Navigation looks highly likely. Almost all large marine predators migrate long distances at some point in their lives. Some — including sharks and turtles — are known to be capable of detecting cues provided by Earth’s magnetic field, sensing gradients in magnetic intensity and anomalies created by geological features such as seamounts. “Animals that can sense these cues might dive deep, where the signals are stronger,” says Thorrold. Leatherback turtles make extreme dives only during long migrations, suggesting they might be checking they are on the right route. Hammerhead sharks in the Gulf of California are thought to find their way to and from seamounts by sensing the local magnetic “landscape.”
There’s a single example of a species that appears to dive to cool off. Atlantic bluefin tuna spend months each year in cold temperate waters and have evolved a highly effective way to maintain their body heat — but they spawn in the subtropical Gulf of Mexico, where that’s a handicap. In an apparent strategy to avoid overheating, the tuna dive below 500 meters as they enter and leave the Gulf and stay below 200 meters while they spawn.
That leaves the possibility that the deep sea is a good place to talk. There’s a zone that stretches from a depth of a few hundred meters to more than a thousand, where sound travels further, making it ideal for long-distance communication. When blue and fin whales are in the zone, they can be heard an estimated 1,700 kilometers away, though no one knows if they go there for that specific purpose.

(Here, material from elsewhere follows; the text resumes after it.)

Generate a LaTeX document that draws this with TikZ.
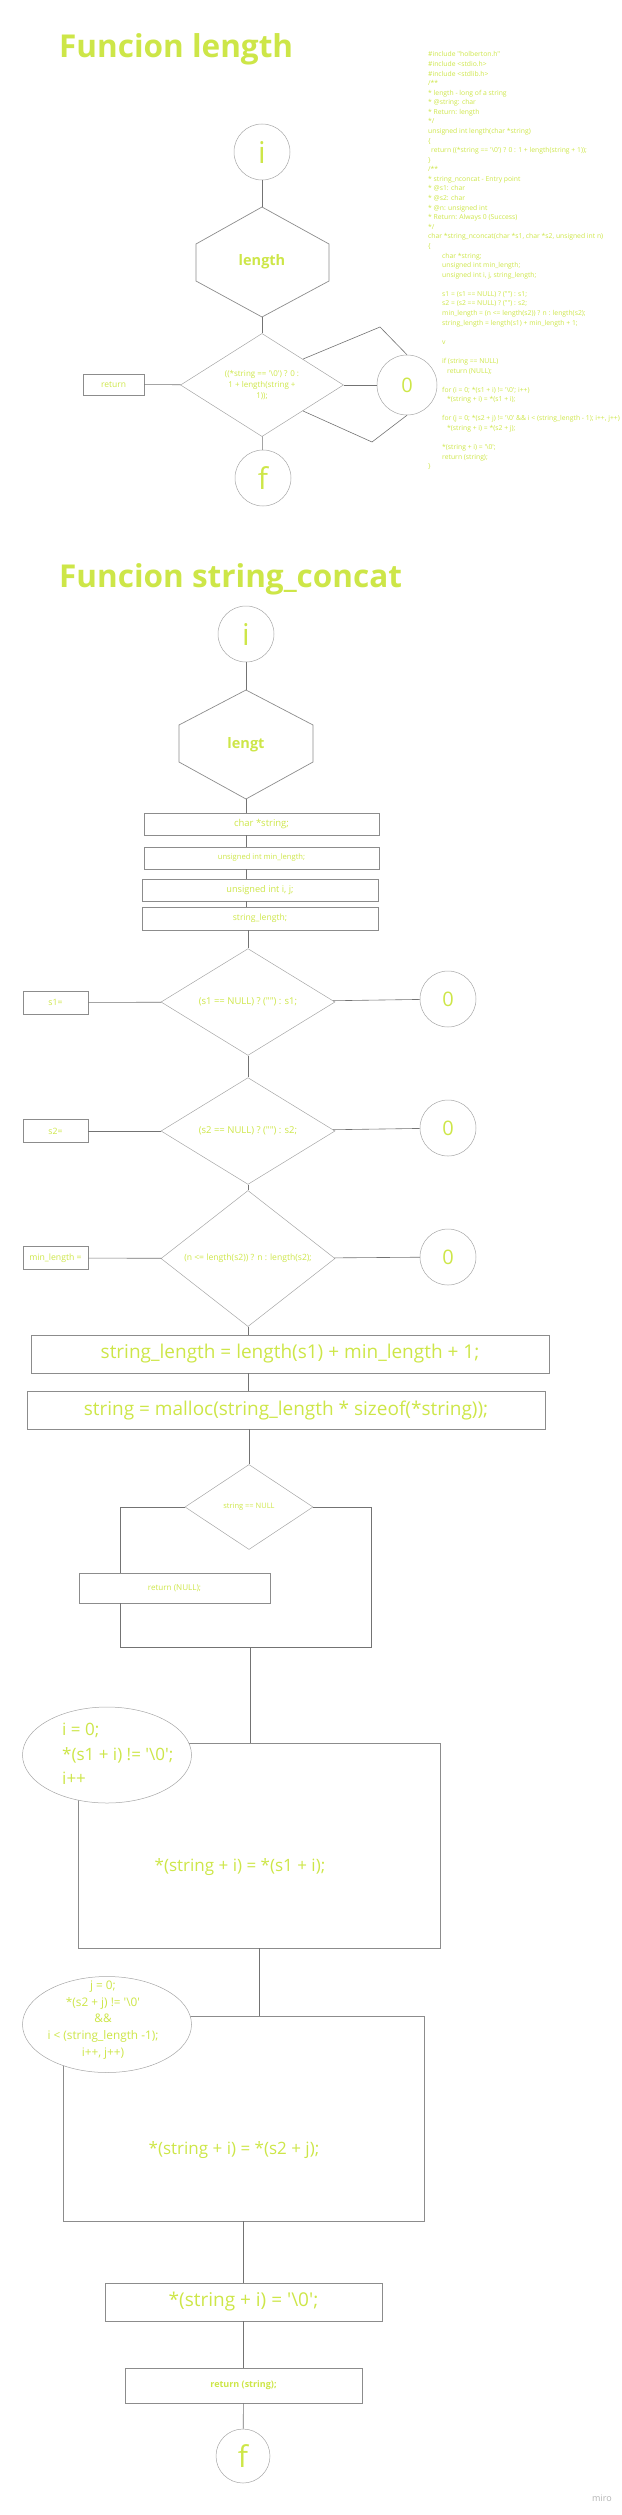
\documentclass[tikz,border=0pt]{standalone}
\usepackage{fontspec}
\setmainfont[Ligatures=TeXOff]{Open Sans}
\usetikzlibrary{shapes.geometric}
\definecolor{lima}{RGB}{205,230,72}
\newcommand{\bsl}{\textbackslash}
\newcommand{\ind}{\hspace*{14pt}}
\newcommand{\indd}{\hspace*{19pt}}
\tikzstyle{every node}=[text=lima, inner sep=0pt]
\tikzset{shapeline/.style={draw=black!45, line width=0.7pt}}
\tikzset{link/.style={draw=black!55, line width=0.6pt}}
\tikzset{term/.style={circle, draw=black!35, line width=0.5pt, minimum size=56pt,
      font=\fontsize{30}{30}\selectfont}}
\tikzset{zero/.style={circle, draw=black!35, line width=0.5pt, minimum size=56pt,
      font=\fontsize{20}{20}\selectfont}}
\tikzset{stepbox/.style={rectangle, shapeline, minimum width=235pt, minimum height=22pt}}
\tikzset{varbox/.style={rectangle, shapeline, minimum width=65pt, minimum height=23pt,
      font=\fontsize{8.7}{10}\selectfont}}
\tikzset{cond/.style={diamond, draw=black!35, line width=0.5pt, minimum width=174pt,
      minimum height=105pt, align=center}}
\tikzset{forloop/.style={ellipse, draw=black!35, line width=0.5pt, fill=white,
      minimum width=169pt, minimum height=96pt}}
\tikzset{hexlabel/.style={font=\bfseries\fontsize{14.5}{14.5}\selectfont}}
\tikzset{heading/.style={anchor=base west, font=\bfseries\fontsize{31.5}{31.5}\selectfont}}

\begin{document}
\begin{tikzpicture}[x=1pt,y=-1pt]
    \useasboundingbox (0,0) rectangle (621,2515);
    \node[heading] (t1) at (59,58) {Funcion length};
    \node[anchor=north west, align=left, font=\fontsize{6.8}{9.58}\selectfont] (codeblock) at (428,51.5) {%
      \#include "holberton.h"\\
      \#include <stdio.h>\\
      \#include <stdlib.h>\\
      /**\\
      {*} length - long of a string\\
      {*} @string: char\\
      {*} Return: length\\
      {*}/\\
      unsigned int length(char *string)\\
      \{\\
      \hspace*{3pt}return ((*string == '\bsl0') ? 0 : 1 + length(string + 1));\\
      \}\\
      /**\\
      {*} string\_nconcat - Entry point\\
      {*} @s1: char\\
      {*} @s2: char\\
      {*} @n: unsigned int\\
      {*} Return: Always 0 (Success)\\
      {*}/\\
      char *string\_nconcat(char *s1, char *s2, unsigned int n)\\
      \{\\
      \ind char *string;\\
      \ind unsigned int min\_length;\\
      \ind unsigned int i, j, string\_length;\\
      \mbox{}\\
      \ind s1 = (s1 == NULL) ? ("") : s1;\\
      \ind s2 = (s2 == NULL) ? ("") : s2;\\
      \ind min\_length = (n <= length(s2)) ? n : length(s2);\\
      \ind string\_length = length(s1) + min\_length + 1;\\
      \mbox{}\\
      \ind v\\
      \mbox{}\\
      \ind if (string == NULL)\\
      \indd return (NULL);\\
      \mbox{}\\
      \ind for (i = 0; *(s1 + i) != '\bsl0'; i++)\\
      \indd *(string + i) = *(s1 + i);\\
      \mbox{}\\
      \ind for (j = 0; *(s2 + j) != '\bsl0' \&\& i < (string\_length - 1); i++, j++)\\
      \indd *(string + i) = *(s2 + j);\\
      \mbox{}\\
      \ind *(string + i) = '\bsl0';\\
      \ind return (string);\\
      \}};
    \node[term] (i1) at (262,152) {i};
    \node[hexlabel] (hex1) at (262,262) {length};
    \draw[shapeline] (hex1) ++(0,-55) coordinate (hex1n) -- ++(67,37) -- ++(0,37)
      -- ++(-67,36) coordinate (hex1s) -- ++(-66,-36) -- ++(0,-37) -- cycle;
    \node[cond, minimum width=163pt, minimum height=100pt, font=\fontsize{8}{10.8}\selectfont] (len) at (262,385)
      {((*string == '\bsl0') ? 0 :\\ 1 + length(string +\\ 1));};
    \node[varbox, minimum width=61pt, minimum height=21pt, font=\fontsize{8.5}{8.5}\selectfont] (ret1) at (113.5,384.5) {return};
    \node[zero, minimum size=60pt] (z1) at (407,385) {0};
    \node[term] (f1) at (263,478) {f};
    \coordinate (bendA) at (380,327);
    \coordinate (bendB) at (372,442);
    \draw[link] (i1) -- (hex1n);
    \draw[link] (hex1s) -- (len);
    \draw[link] (ret1) -- (len);
    \draw[link] (len) -- (z1);
    \draw[link] (len) -- (f1);
    \draw[link] (len.north east) -- (bendA) -- (z1.north);
    \draw[link] (len.south east) -- (bendB) -- (z1.south);

    \node[heading] (t2) at (59,587) {Funcion string\_concat};
    \node[term] (i2) at (246,634) {i};
    \node[hexlabel] (hex2) at (246,745) {lengt};
    \draw[shapeline] (hex2) ++(0,-55) coordinate (hex2n) -- ++(67,35) -- ++(0,37)
      -- ++(-67,37) coordinate (hex2s) -- ++(-67,-37) -- ++(0,-37) -- cycle;
    \node[stepbox, font=\fontsize{9.5}{9.5}\selectfont] (decl1) at (261.5,824) {char *string;};
    \node[stepbox, font=\fontsize{7.6}{7.6}\selectfont] (decl2) at (261.5,858) {unsigned int min\_length;};
    \node[stepbox, minimum width=236pt, font=\fontsize{9.2}{9.2}\selectfont] (decl3) at (260,890) {unsigned int i, j;};
    \node[stepbox, minimum width=236pt, minimum height=23pt, font=\fontsize{8.6}{8.6}\selectfont] (decl4) at (260,918.5) {string\_length;};
    \draw[link] (i2) -- (hex2n);
    \draw[link] (hex2s) -- (decl1.north -| hex2s);
    \draw[link] (decl1.south -| hex2s) -- (decl2.north -| hex2s);
    \draw[link] (decl2.south -| hex2s) -- (decl3.north -| hex2s);
    \draw[link] (decl3.south -| hex2s) -- (decl4.north -| hex2s);

    \node[cond, font=\fontsize{9.5}{9.5}\selectfont] (c1) at (248,1002) {(s1 == NULL) ? ("") : s1;};
    \node[cond, font=\fontsize{9.5}{9.5}\selectfont] (c2) at (248,1131) {(s2 == NULL) ? ("") : s2;};
    \node[cond, font=\fontsize{8.6}{8.6}\selectfont] (c3) at (248,1258.5) {(n <= length(s2)) ? n : length(s2);};
    \node[varbox] (v1) at (55.5,1002.5) {s1=};
    \node[varbox] (v2) at (55.5,1131) {s2=};
    \node[varbox] (v3) at (55.5,1258) {min\_length =};
    \node[zero] (z2) at (448,999) {0};
    \node[zero] (z3) at (448,1128) {0};
    \node[zero] (z4) at (448,1257) {0};
    \draw[link] (decl4.south -| c1) -- (c1);
    \draw[link] (v1) -- (c1);
    \draw[link] (c1) -- (z2);
    \draw[link] (c1) -- (c2);
    \draw[link] (v2) -- (c2);
    \draw[link] (c2) -- (z3);
    \draw[link] (c2) -- (c3);
    \draw[link] (v3) -- (c3);
    \draw[link] (c3) -- (z4);

    \node[stepbox, minimum width=518pt, minimum height=38pt, font=\fontsize{19}{19}\selectfont] (sum) at (290,1354)
      {string\_length = length(s1) + min\_length + 1;};
    \node[stepbox, minimum width=518pt, minimum height=38pt, font=\fontsize{19}{19}\selectfont] (alloc) at (286,1410)
      {string = malloc(string\_length * sizeof(*string));};
    \node[cond, minimum width=128pt, minimum height=85pt, font=\fontsize{7.5}{7.5}\selectfont] (nul) at (249,1507) {string == NULL};
    \node[stepbox, minimum width=191pt, minimum height=30pt, font=\fontsize{8.1}{8.1}\selectfont] (retnull) at (174.5,1588) {return (NULL);};
    \coordinate (joinL) at (120,1647);
    \coordinate (joinR) at (371,1647);
    \coordinate (join) at (250,1647);
    \draw[link] (c3) -- (sum.north -| c3);
    \draw[link] (sum.south -| c3) -- (alloc.north -| c3);
    \draw[link] (alloc.south -| nul) -- (nul);
    \draw[link] (nul.west) -| (retnull.north -| joinL);
    \draw[link] (retnull.south -| joinL) -- (joinL) -- (joinR) |- (nul.east);

    \node[stepbox, minimum width=362pt, minimum height=205pt] (loop1) at (259,1845.5) {};
    \node[font=\fontsize{17}{17}\selectfont] (body1) at (240,1867) {*(string + i) = *(s1 + i);};
    \node[forloop] (for1) at (107,1755) {};
    \node[anchor=west, align=left, font=\fontsize{17}{24.5}\selectfont] (for1txt) at (62,1754)
      {i = 0;\\ {*}(s1 + i) != '\bsl0';\\ i++};
    \node[stepbox, minimum width=361pt, minimum height=205pt] (loop2) at (243.5,2118.5) {};
    \node[font=\fontsize{17}{17}\selectfont] (body2) at (234,2150) {*(string + i) = *(s2 + j);};
    \node[forloop] (for2) at (107,2024.5) {};
    \node[align=center, font=\fontsize{11.8}{16.7}\selectfont] (for2txt) at (103,2020)
      {j = 0;\\ {*}(s2 + j) != '\bsl0'\\ \&\&\\ i < (string\_length -1);\\ i++, j++)};
    \draw[link] (join) -- (join |- loop1.north);
    \draw[link] (loop1.south) -- (loop1.south |- loop2.north);

    \node[stepbox, minimum width=277pt, minimum height=38pt, font=\fontsize{19}{19}\selectfont] (nulchar) at (243.5,2302) {*(string + i) = '\bsl0';};
    \node[stepbox, minimum width=237pt, minimum height=35pt, font=\bfseries\fontsize{9}{9}\selectfont] (retstr) at (243.5,2385.5) {return (string);};
    \node[term, minimum size=54pt] (f2) at (243,2456) {f};
    \node[text=black!30, font=\fontsize{9}{9}\selectfont] (miro) at (602,2498) {miro};
    \draw[link] (loop2.south) -- (nulchar);
    \draw[link] (nulchar) -- (retstr);
    \draw[link] (retstr) -- (f2);
\end{tikzpicture}
\end{document}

“There’s so much we don’t know, even with the technology that’s become available in the past 20 years,” says Thorrold. The future tech wish list is long. Thorrold and his colleagues are testing a prototype tag that can locate an animal’s position in the water column with much greater accuracy. They’d love to have tags that send back only relevant data from the vast quantities recorded over many months at sea.
Top of the list, though, are small, smart cameras. If elephant seals can make such great movies, why couldn’t other top predators? “We need better fish cams that are small enough to mount on tuna, sharks, and swordfish,” says Thorrold. “They need to be miniaturized but high-resolution, able to operate in low light levels and log data during the long periods they are traveling the open ocean.”
In short, seeing is believing. Besides, who wouldn’t want to watch a great white shark’s home movies?